Clay Shirky continues to just totally nail the questions of metadata, authority, and user-created content. Today's installment: why crappy, cheap, user-generated, uncontrolled metadata will win out over expensive, controlled, useful, professionally generated metadata:
Furthermore, users pollute controlled vocabularies, either because they misapply the words, or stretch them to uses the designers never imagined, or because the designers say "Oh, let's throw in an 'Other' category, as a fail-safe" which then balloons so far out of control that most of what gets filed gets filed in the junk drawer. Usenet blew up in exactly this fashion, where the 7 top-level controlled categories were extended to include an 8th, the 'alt.' hierarchy, which exploded and came to dwarf the entire, sanctioned corpus of groups.
The cost of finding your way through 60K photos tagged 'summer', when you can use other latent characteristics like 'who posted it?' and 'when did they post it?', is nothing compared to the cost of trying to design a controlled vocabulary and then force users to apply it evenly and universally.

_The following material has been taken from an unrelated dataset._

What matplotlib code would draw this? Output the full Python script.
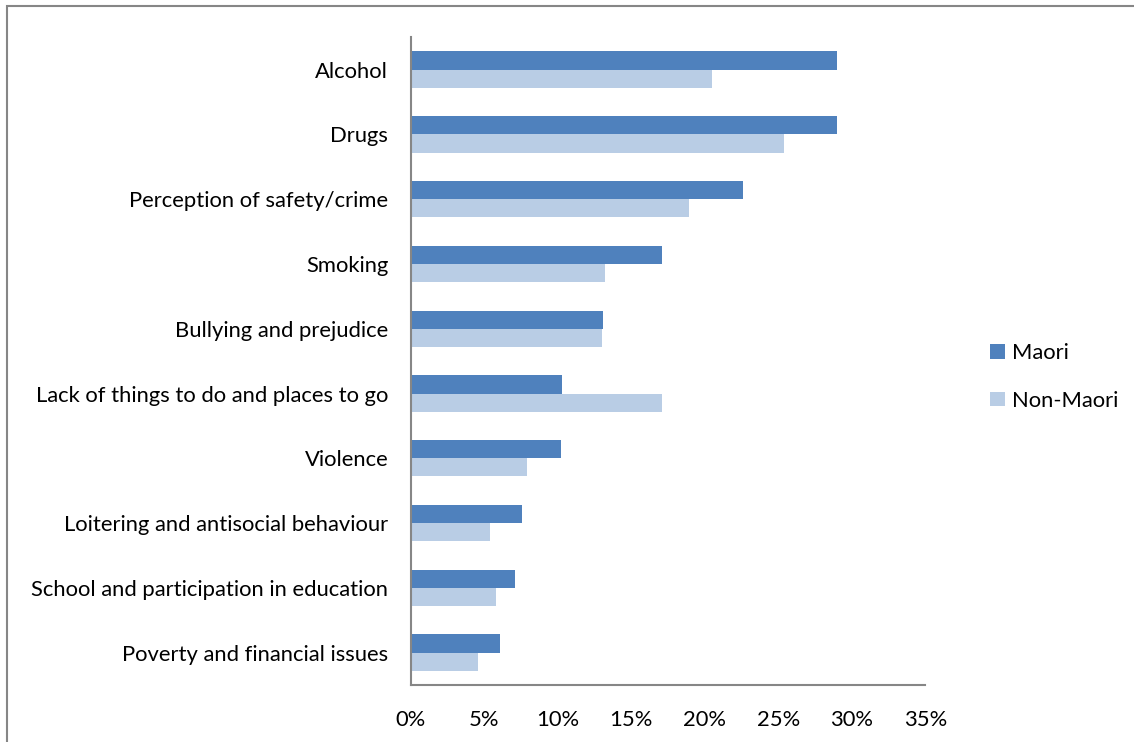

This is something the 'well-designed metadata' crowd has never understood — just because it's better to have well-designed metadata along one axis does not mean that it is better along all axes, and the axis of cost, in particular, will trump any other advantage as it grows larger. And the cost of tagging large systems rigorously is crippling, so fantasies of using controlled metadata in environments like Flickr are really fantasies of users suddenly deciding to become disciples of information architecture.